This is an open access article distributed under the terms of the Creative Commons Attribution License, which permits unrestricted use, distribution, reproduction and adaptation in any medium and for any purpose provided that it is properly attributed. For attribution, the original author(s), title, publication source (PeerJ Preprints) and either DOI or URL of the article must be cited.

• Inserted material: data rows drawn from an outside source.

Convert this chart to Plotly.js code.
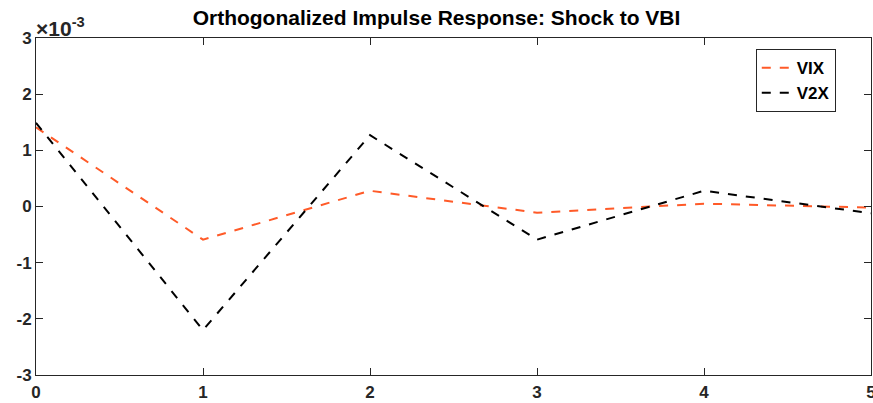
<!DOCTYPE html>
<html><head><meta charset="utf-8">
<script src="https://cdn.plot.ly/plotly-3.0.1.min.js"></script>
<style>html,body{margin:0;padding:0;background:#fff}#chart{width:873px;height:403px}</style>
</head><body><div id="chart"></div>
<script>
const steps = [0, 1, 2, 3, 4, 5];
const vix = [1.41e-3, -0.59e-3, 0.28e-3, -0.11e-3, 0.05e-3, -0.02e-3];
const v2x = [1.49e-3, -2.20e-3, 1.27e-3, -0.59e-3, 0.28e-3, -0.12e-3];
const yTicks = [-3e-3, -2e-3, -1e-3, 0, 1e-3, 2e-3, 3e-3];
const yTickText = ['-3', '-2', '-1', '0', '1', '2', '3'];
const xTicks = [0, 1, 2, 3, 4, 5];

const fontFam = 'Liberation Sans, Arial, sans-serif';
const traces = [
  {x: steps, y: vix, name: '<b>VIX</b>', mode: 'lines', line: {color: '#ff5a28', width: 2, dash: 'dash'}},
  {x: steps, y: v2x, name: '<b>V2X</b>', mode: 'lines', line: {color: '#000000', width: 2, dash: 'dash'}}
];
const axisCommon = {
  showline: true, linecolor: '#262626', linewidth: 1, mirror: 'ticks',
  ticks: 'inside', ticklen: 7, tickcolor: '#262626', showgrid: false, zeroline: false,
  ticklabeloverflow: 'allow',
  tickfont: {family: fontFam, size: 17, color: '#262626', weight: 'bold'}
};
const layout = {
  width: 873, height: 403,
  margin: {l: 36, r: 2, t: 38, b: 28},
  paper_bgcolor: '#fff', plot_bgcolor: '#fff',
  showlegend: true,
  title: {text: '<b>Orthogonalized Impulse Response: Shock to VBI</b>', x: 0.5, xanchor: 'center', y: 0.955, yanchor: 'middle',
    font: {family: fontFam, size: 21, color: '#000'}},
  xaxis: Object.assign({}, axisCommon, {range: [0, 5], tickvals: xTicks, ticktext: xTicks.map(v => '<b>' + v + '</b>'), ticklabelstandoff: 2}),
  yaxis: Object.assign({}, axisCommon, {range: [-3e-3, 3e-3], tickvals: yTicks, ticktext: yTickText.map(v => '<b>' + v + '</b>')}),
  legend: {x: 0.862, y: 0.967, xanchor: 'left', yanchor: 'top', bordercolor: '#262626', borderwidth: 1,
    bgcolor: '#fff', font: {family: fontFam, size: 17, color: '#000', weight: 'bold'}, tracegroupgap: 0,
    entrywidth: 62},
  annotations: [{text: '<b>×10<sup>-3</sup></b>', xref: 'paper', yref: 'paper', x: 0, y: 1, xanchor: 'left', yanchor: 'bottom',
    showarrow: false, yshift: -4, xshift: -2, font: {family: fontFam, size: 21, color: '#262626'}}]
};
Plotly.newPlot('chart', traces, layout, {displayModeBar: false, staticPlot: true});
</script></body></html>
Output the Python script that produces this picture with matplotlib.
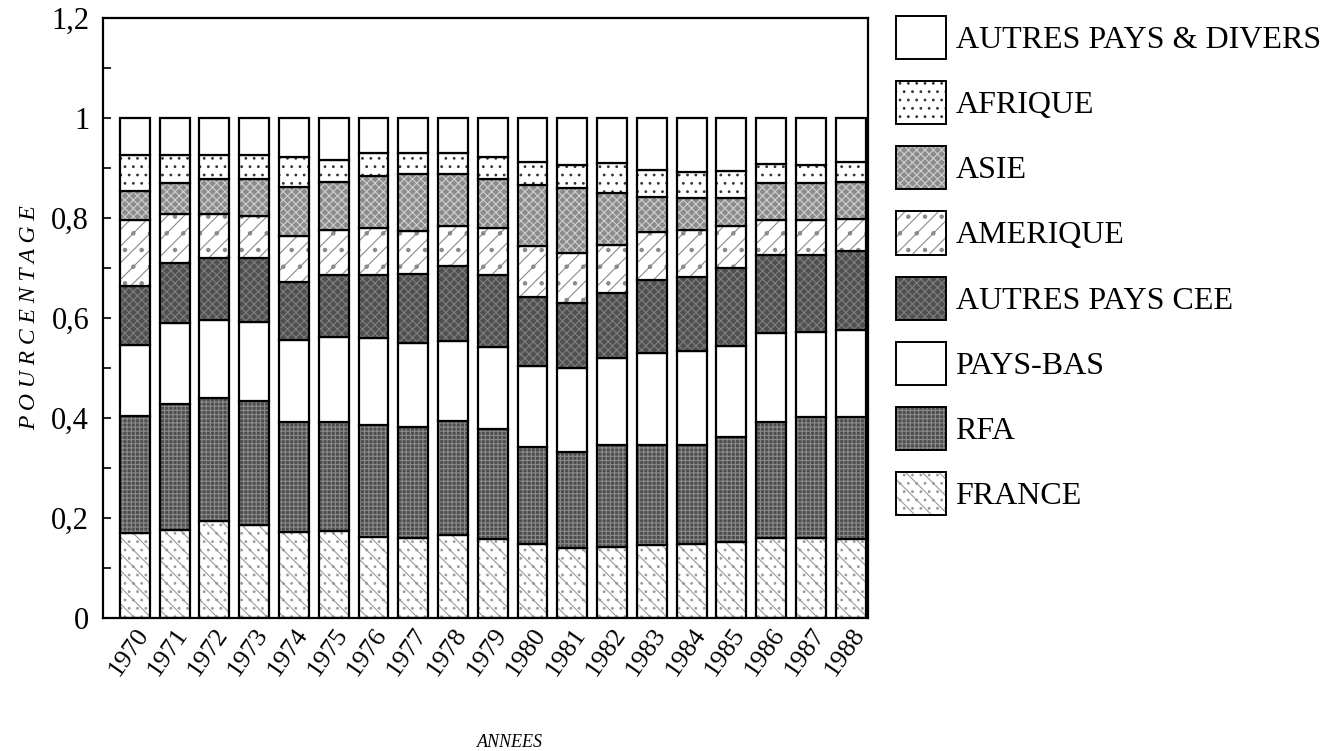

Annotation of bioassay protocols using semantic web vocabulary is a way to make experiment descriptions machine-readable. Protocols are communicated using concise scientific English, which precludes most kinds of analysis by software algorithms. Given the availability of a sufficiently expressive ontology, some or all of the pertinent information can be captured by asserting a series of facts, expressed as semantic web triples (subject, predicate, object). With appropriate annotation, assays can be searched, clustered, tagged and evaluated in a multitude of ways, analogous to other segments of drug discovery informatics. The BioAssay Ontology (BAO) has been previously designed for this express purpose, and provides a layered hierarchy of meaningful terms which can be linked to. Currently the biggest challenge is the issue of content creation: scientists cannot be expected to use the BAO effectively without having access to software tools that make it straightforward to use the vocabulary in a canonical way. We have sought to remove this barrier by: (1) defining a bioassay template data model; (2) creating a software tool for experts to create or modify templates to suit their needs; and (3) designing a common assay template (CAT) to leverage the most value from the BAO terms. The CAT was carefully assembled by biologists in order to find a balance between the maximum amount of information captured vs. low degrees of freedom in order to keep the user experience as simple as possible. The data format that we use for describing templates and corresponding annotations is the native format of the semantic web (RDF triples), and we demonstrate some of the ways that generated content can be meaningfully queried using the SPARQL language. We have made all of these materials available as open source (http://github.com/cdd/bioassay-template), in order to encourage community input and use within diverse projects, including but not limited to our own commercial electronic lab notebook products.
Revised manuscript, after 1st round of peer review comments.